Samson Tractor was an American brand of tractors 1900 to 1923, of trucks from 1920 to 1923, and a General Motors brand from 1917 to 1923.

== History ==
The Samson Iron Works were founded in Stockton, California and, after becoming known for building farm tractors, were renamed the Samson Tractor Company in 1916 and again the Samson Sieve-Grip Tractor Company in 1917. In the same year, GM, under the leadership of William C. Durant, purchased the company to enter the market for farm tractors and to emulate the success of Ford Motor Company's highly successful Fordson Model F tractor and others. In 1918, GM bought the Janesville Machine Company of Janesville, Wisconsin, another farm implement producer, for $1,000,000 and decided to concentrate production of both companies in Janesville. In 1919, GM decided to shut down operations in Stockton and run both companies as one operation, the Samson Tractor Company Division of General Motors in Janesville.

So, expectations at GM were high and they lasted mainly on the modern new Samson Model M tractor. Production of the new four wheel tractor started in May, 1919 at a rate of 10 units per day. It was a good machine and, at first, reasonably priced at $650. But that proved soon unprofitable. So, a rise to $840 followed, thus ending all plans to outsell the Fordson. In 1923, GM closed the Samson division.

== Selected Samson tractors ==
Mainstay of the company before the GM takeover was the "Sieve Grip" tractor, a large and heavy three-wheeled vehicle with a low slung chassis on which the engine was placed central between the single front and straked rear wheels. The tractor was available with several engine sizes.

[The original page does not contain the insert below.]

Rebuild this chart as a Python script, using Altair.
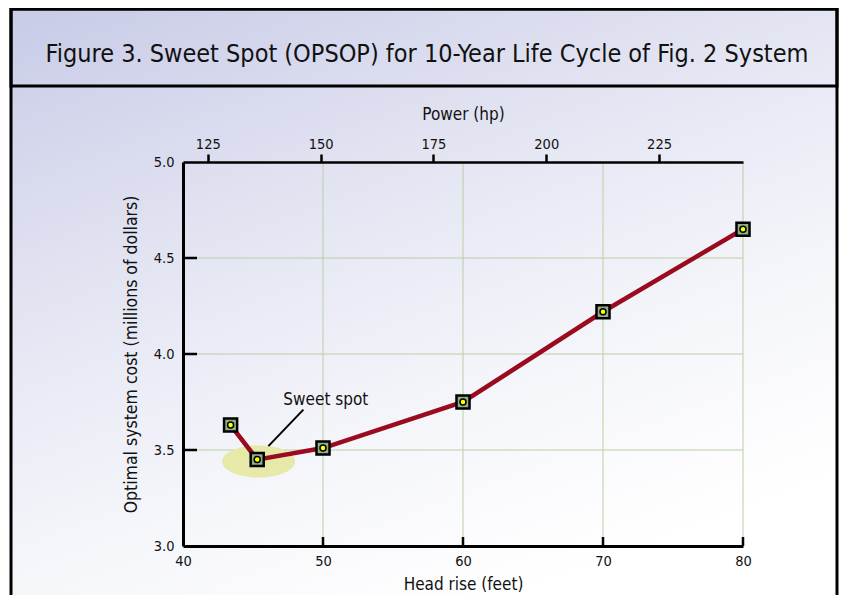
import math
import altair as alt
import pandas as pd

# ---------------- data ----------------
head = [43.4, 45.3, 50.0, 60.0, 70.0, 80.0]          # Head rise (feet)
cost = [3.63, 3.45, 3.51, 3.75, 4.22, 4.65]          # Optimal system cost ($M)
x_ticks = [40, 50, 60, 70, 80]
y_ticks = [3.0, 3.5, 4.0, 4.5, 5.0]
x_grid = [50, 60, 70, 80]
y_grid = [3.5, 4.0, 4.5]
power_ticks = [125, 150, 175, 200, 225]
power_domain = [119.5, 243.6]
spot_head = [45.4]
spot_cost = [3.44]
label_head = [50.2]
label_cost = [3.76]
leader_head = [48.6, 46.1]
leader_cost = [3.71, 3.52]

TITLE = "Figure 3. Sweet Spot (OPSOP) for 10-Year Life Cycle of Fig. 2 System"
FONT = "Liberation Sans Narrow, DejaVu Sans Condensed, Roboto Condensed, Liberation Sans, Arial, sans-serif"

W, H = 560, 384
xs = alt.Scale(domain=[40, 80], nice=False, zero=False)
ys = alt.Scale(domain=[3.0, 5.0], nice=False, zero=False)

df = pd.DataFrame({"head": head, "cost": cost})
one = pd.DataFrame({"a": [0]})

# ellipse shape (unit path, scaled by Vega)
pts = []
for i in range(48):
    t = 2 * math.pi * i / 48
    pts.append(f"{math.cos(t):.4f},{0.44 * math.sin(t):.4f}")
ellipse_path = "M" + " L".join(pts) + " Z"

grad = alt.LinearGradient(
    gradient="linear",
    stops=[
        alt.GradientStop(offset=0, color="#c8cbe7"),
        alt.GradientStop(offset=0.35, color="#e0e2f1"),
        alt.GradientStop(offset=0.7, color="#f4f5fa"),
        alt.GradientStop(offset=1, color="#ffffff"),
    ],
    x1=0, y1=0, x2=0.5, y2=1,
)

x_axis = alt.Axis(
    values=x_ticks, title="Head rise (feet)", grid=False, ticks=False,
    domainColor="black", domainWidth=3, labelFont=FONT, labelFontSize=14.5,
    labelColor="#111111", labelPadding=8, labelFlush=False,
    titleFont=FONT, titleFontSize=17, titleFontWeight="normal", titleColor="#111111",
    titlePadding=9, zindex=1,
)
y_axis = alt.Axis(
    values=y_ticks, format=".1f", title="Optimal system cost (millions of dollars)",
    grid=False, ticks=False, domainColor="black", domainWidth=3, labelFont=FONT,
    labelFontSize=14.5, labelColor="#111111", labelPadding=9, labelFlush=False,
    titleFont=FONT, titleFontSize=17.5, titleFontWeight="normal", titleColor="#111111",
    titlePadding=13, zindex=1,
)


def X():
    return alt.X("head:Q", scale=xs, axis=x_axis)


def Y():
    return alt.Y("cost:Q", scale=ys, axis=y_axis)


bg = alt.Chart(one).mark_rect(fill=grad, stroke="black", strokeWidth=3).encode(
    x=alt.value(-172), x2=alt.value(654), y=alt.value(-153), y2=alt.value(470)
)
titlebox = alt.Chart(one).mark_rect(fillOpacity=0, stroke="black", strokeWidth=3).encode(
    x=alt.value(-172), x2=alt.value(654), y=alt.value(-153), y2=alt.value(-76)
)
title = alt.Chart(one).mark_text(
    text=TITLE, font=FONT, fontSize=25, color="#111111", align="center", baseline="middle"
).encode(x=alt.value(244), y=alt.value(-108))

gx = alt.Chart(pd.DataFrame({"head": x_grid})).mark_rule(color="#b9d0a2", strokeWidth=1).encode(
    x=X(), y=alt.value(0), y2=alt.value(H)
)
gy = alt.Chart(pd.DataFrame({"cost": y_grid})).mark_rule(color="#b9d0a2", strokeWidth=1).encode(
    y=Y(), x=alt.value(0), x2=alt.value(W)
)

ellipse = alt.Chart(pd.DataFrame({"head": spot_head, "cost": spot_cost})).mark_point(
    shape=ellipse_path, filled=True, fill="#e6e9a8", opacity=1, size=5329, strokeWidth=0
).encode(x=X(), y=Y())

leader = alt.Chart(pd.DataFrame({"head": leader_head, "cost": leader_cost})).mark_line(
    color="black", strokeWidth=2
).encode(x=X(), y=Y())

sweet = alt.Chart(pd.DataFrame({"head": label_head, "cost": label_cost})).mark_text(
    text="Sweet spot", font=FONT, fontSize=17, color="#111111", align="center", baseline="middle"
).encode(x=X(), y=Y())

line = alt.Chart(df).mark_line(color="#9a0b1f", strokeWidth=4.5).encode(x=X(), y=Y())
squares = alt.Chart(df).mark_square(
    size=170, fill="#8fae8a", stroke="black", strokeWidth=2.5, opacity=1
).encode(x=X(), y=Y())
dots = alt.Chart(df).mark_circle(
    size=36, color="#ffff00", stroke="black", strokeWidth=1.5, opacity=1
).encode(x=X(), y=Y())

xt = alt.Chart(pd.DataFrame({"head": x_grid})).mark_rule(color="black", strokeWidth=2.5).encode(
    x=X(), y=alt.value(H), y2=alt.value(H - 9)
)
yt = alt.Chart(pd.DataFrame({"cost": y_grid})).mark_rule(color="black", strokeWidth=2.5).encode(
    y=Y(), x=alt.value(0), x2=alt.value(14)
)

inner = alt.layer(bg, titlebox, title, gx, gy, ellipse, leader, sweet, line, squares, dots, xt, yt)

power = alt.Chart(pd.DataFrame({"hp": power_ticks})).mark_point(opacity=0).encode(
    x=alt.X(
        "hp:Q",
        scale=alt.Scale(domain=power_domain, nice=False, zero=False),
        axis=alt.Axis(
            orient="top", values=power_ticks, title="Power (hp)", grid=False,
            ticks=True, tickSize=8, tickWidth=2.5, tickColor="black",
            domainColor="black", domainWidth=2.5, labelFont=FONT, labelFontSize=14.5,
            labelColor="#111111", labelPadding=3, labelFlush=False,
            titleFont=FONT, titleFontSize=17, titleFontWeight="normal",
            titleColor="#111111", titlePadding=13, zindex=1,
        ),
    )
)

chart = (
    alt.layer(inner, power)
    .resolve_scale(x="independent")
    .properties(
        width=W, height=H,
        autosize=alt.AutoSizeParams(type="none"),
        padding={"left": 175, "top": 154, "right": 96, "bottom": 49},
    )
    .configure_view(stroke=None)
)

chart.save("out.html", embed_options={"renderer": "svg", "actions": False})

- 1914 Samson Sieve Grip 6-12; 6/12 hp single-cylinder engine
- 1915 Samson Sieve Grip 10-25; 10/25 hp GMC engine
- Samson Sieve Grip 12-25; 12/25 hp
- Samson Sieve Grip Model 30X (GM)
- Samson Model S-25
- 1918 Samson Model M; 4 wheel unit frame design; GM
- Samson Model D, a.k.a. Samson Motor Cultivator; "Iron Horse" (attachable to implements, no seat, walk behind type)

== Trucks and a car ==
In addition to building tractors, Samson made trucks and attempted to produce an automobile as well. The Samson truck was built from 1920 to 1923 as a ¾ ton and a 1¼ ton model. It was powered by a Chevrolet 26 bhp engine that had been developed for the Chevrolet 490 passenger car. Success was limited, though.

Development for the passenger car started at about the same time. The car was intended as being "the first and only farm-designed car", meaning that it would meet the farmer's requirements better than the competition, and was named the "Whole Family Car", as it seated up to nine passengers. The conventional steel ladder frame had a wheelbase of 118 in. The rear bench seat and jump seats of this touring car were quickly removable, thus providing ample payload. Power was delivered by the Chevrolet FB four-cylinder engine, rated at 37 bhp. General Motors announced this new automobile in 1919 and planned to build 2,250 units in its first season and 5,000 for 1920. However, pnly one prototype was built, making the Samson the only car ever that GM announced but never produced.

In 1923, General Motors closed the unprofitable Samson division, transferring the Janesville assembly plant to Chevrolet division. Chevrolet and GMC trucks and SUVs continued to be built at that plant until December 2008, when GM closed the 89-year-old plant as part of its restructuring.